Listening

Listening

I saw something the other day posted on a friend’s facebook page. I see all sorts of things posted by friends and relatives. Most of the time, I browse social media in order to keep updated on the lives of those friends and relatives. But every once in a while there is a post or a meme that just reaches off the screen and grabs my attention. This time it was a simple meme: The Biggest Communication Problem Is We Do Not Listen To Understand…We Listen to Reply.

The Biggest Communication Problem Is We Do Not Listen To Understand…We Listen to Reply.

That type of communication isn’t beneficial for any of the parties involved in the conversation, whether it is in personal relationships, political rhetoric or religious discussion. Listening, actively listening, takes patience, requires silence, shows concern and expresses respect for the other party in the conversation. All too often we enter a conversation with good intentions, but end up more concerned with making our own point(s) known without really considering the words to which we are theoretically listening. We see it in our own personal relationships as well as those of our family and friends. It is the predominant form of political rhetoric and discourse. Conversations about religion are fraught with disrespect and even bullying because people are so afraid of being wrong that they resort to absolute certainty in all things of faith. Why is there so much hatred, discord, and intolerance in our society? It may have something to do with our fears, our refusal to listen and our desire to always be certain of our opinions and beliefs.
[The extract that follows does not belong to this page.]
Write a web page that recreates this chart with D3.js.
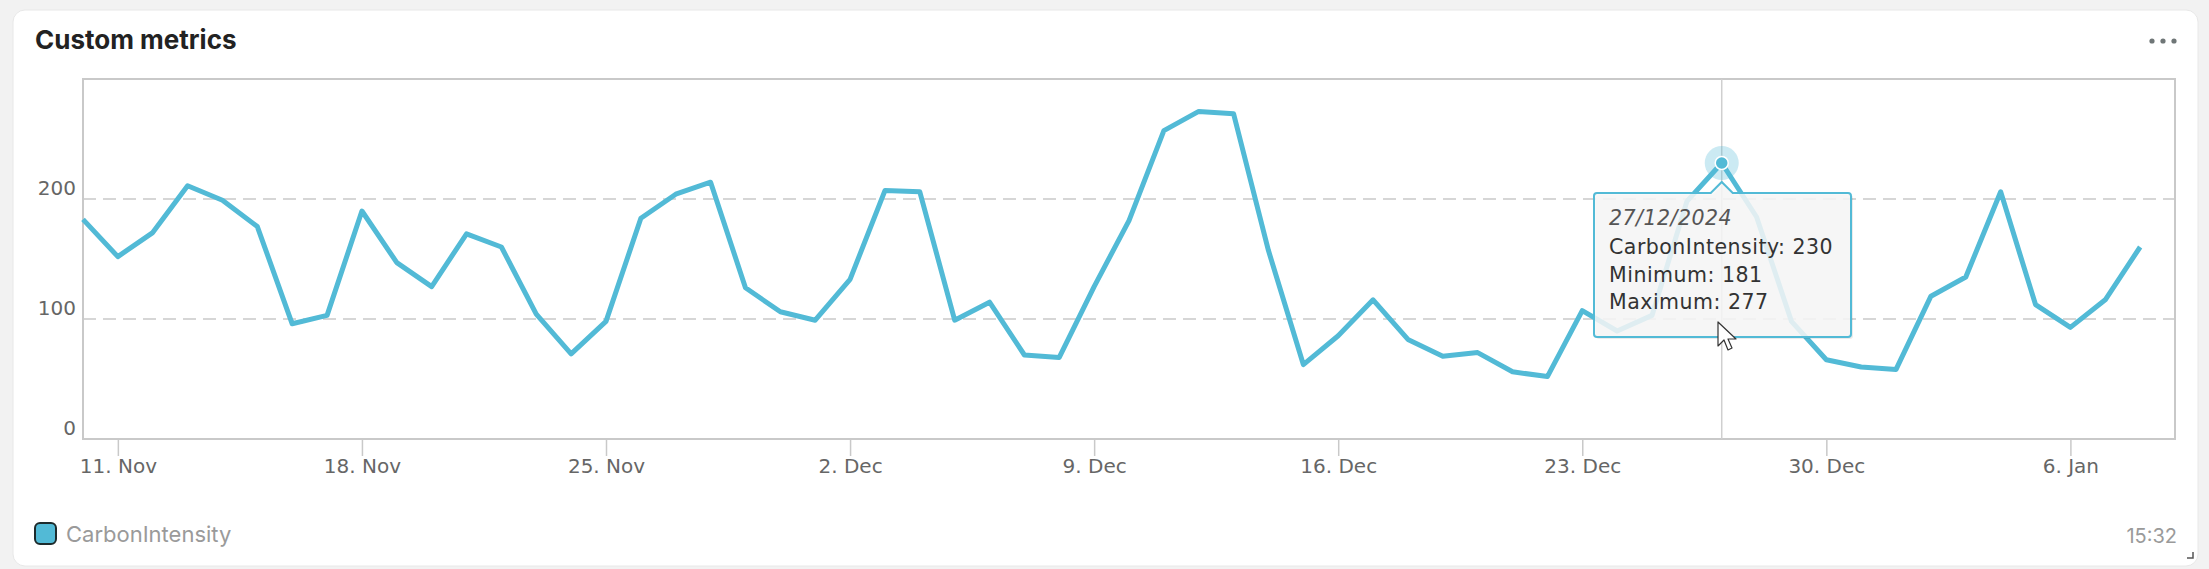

Not long after seeing the meme, I read a post by a clergy colleague who while in line at the convenience store when he noticed a man in front of him who was wearing a t-shirt emblazoned with Nazi SS symbols. Being the son of a mixed marriage (Jewish and Christian) raised concern for him at seeing such a brazen display in America. After all, many of our parents and grandparents fought a war involving the entire world so that the Nazi threat would not complete its attempt to rule Europe while exterminating the Jewish people and others considered undesirable. I appreciated his concern. Some others took exception to his words, even going so far as to defend the Nazi ideology. Talk about not listening to real concerns about a real issue. Sadly, one of the responders said that she would not let anyone change her opinion. So even if the evidence shows that you are in the wrong, or if a friend raises legitimate concerns with which you disagree, or if you have to be absolutely certain that the earth is, say, FLAT, you will hold on to your opinion. Period. Really?